I am delighted to contribute a column to this first Web issue of ISTL. Distribution of this journal on the Web indicates the importance of electronic publication and the immediacy of scientific and technical information.

One of my responsibilities is to forecast, plan and build the future of the libraries at Georgia Tech. In carrying out that responsibility, I find that I walk the fine line of transition from print to multimedia digital publication. There are many questions and a cloudy crystal ball. While I feel confident that electronic publication of scientific and technical information will be the norm in 15 to 20 years, I cannot forecast, with any confidence, the mix of paper and electronic publication for the next 3 to 15 years. I have many questions and few answers.

The literature on science and technology publishing has dealt largely with supply issues; that is, how material is supplied not how it is used. Questions relate to print, electronic distribution, archiving, access and pricing. Librarians are concerned with how they will acquire the material needed by faculty and students and how they will pay. In the immediate future there is likely to be a mix of print and electronic publications. There also will be a mix of electronic subscriptions, acquisition of specific articles online and, perhaps acquisition of materials in a specific discipline.

It is difficult to foresee the disappearance of print. The initial intent of journal publishing was communication. Now print is used to authenticate and document the work of scientists and engineers. Electronic publishing is problematic in documenting original work. While scientists exchange preprints online, they need the imprimatur of a publisher to establish authenticity and certification.
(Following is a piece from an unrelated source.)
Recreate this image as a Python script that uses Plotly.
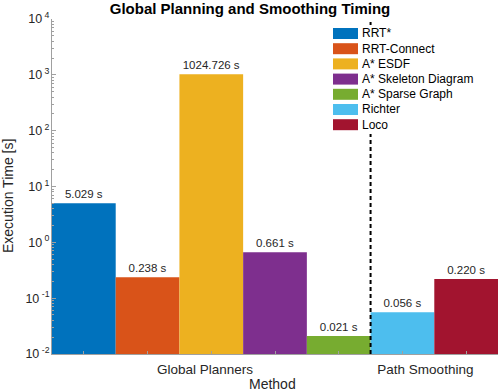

While scientists in rapidly growing fields need immediacy, others need history. They need access to older works. This need for access raises the issue of archiving in the electronic world. When electronic publication becomes the norm, who will archive the material? How will scientists and engineers obtain documents published electronically twenty years in the future? Will publishers or libraries be responsible for archiving scientific and technical works? How will works be archived? Retention in electronic form may be the most expensive because changes in storage technology will require constant shifting and refreshing. Storage in paper has worked for a few hundred years, but the space required is scarce and increasing in cost. The most efficient and effective method of long-term preservation is microfilm. It will last for a few hundred years and requires less space than bound volumes.

Librarians are confronting a variety of dilemmas in providing access to scientific and technical information. In some fields electronic distribution of technical reports, dissertations and preprints is thriving. Other fields are adapting slowly to new forms of distribution.

Another aspect of the access issue is generational. Today's younger faculty and graduate students do not understand why everything they could possibly want to read or consult is not readily available online. They do not realize that most of the world's knowledge resides on paper and that the cost conversion to digital form is high. If it is not on the computer, it does not exist for many young people. Older faculty want to browse and read material on paper and are upset by journal cancellations. They do not understand why librarians are leading them to online alternatives. If young people are to avoid redundancy and errors, they need to consult older literature. In some of the sciences, mechanical engineering and civil engineering, the past is crucial.

The demand side of the service equation is evolving. In ten years, some of today's Nintendo freshmen will be in the classroom teaching a new generation whose learning methods and styles will be different from previous generations. We are just beginning to understand that young people reared with television, computers and electronic games do not learn in the same way as people brought up with books as the primary source of information, learning materials and entertainment.

Access and delivery of scientific and technical information will undergo dramatic change. Our challenge is to forecast this change and equip ourselves and our libraries to be key players in leading the change and delivering the right information, at the right time and in the right format.